Claim three is for deadhead pay for the regularly assigned employes listed in claim one, i.e., Cooks A. Stephens, D. James and Waiters A. Bolt and E. E. Washington. Here again the claim is very vague. The Organization has not specified the dates the alleged deadheading was performed. It is the position of the Carrier that the home terminal of the subject runs is New Haven, Connecticut, and that claimants received their rest periods at that point in accordance with Rule 7.

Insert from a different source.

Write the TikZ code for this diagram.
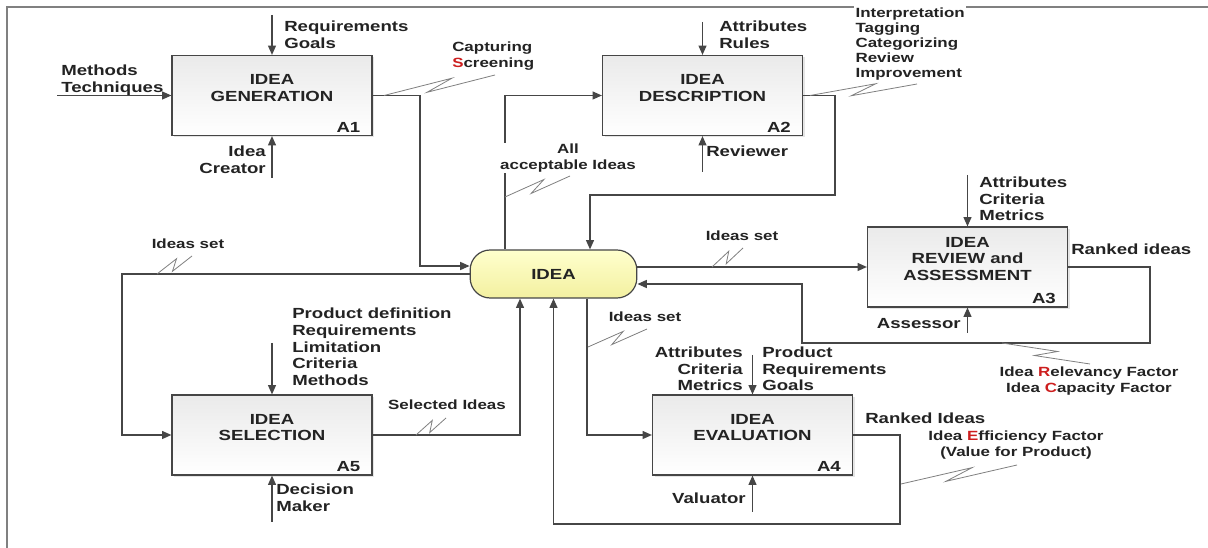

This dispute "boils down" to the Organization's ever present and erroneous contention that New York and Boston are the only bonafide home terminals for dining car runs. This contention is completely false. We submit there is no provision in the schedule restricting the Carrier with respect to the establishment of the necessary home terminals for dining and grill car runs. The assignments in question were posted for bid with a designated home terminal of New Haven as specified on the vacancy notice and in the working examples shown thereon.


There has been no violation of the Agreement; Carrier submits the entire claim is without merit and should be denied.


All of the facts and argument used in this case have been affirmatively presented to Employes' representation.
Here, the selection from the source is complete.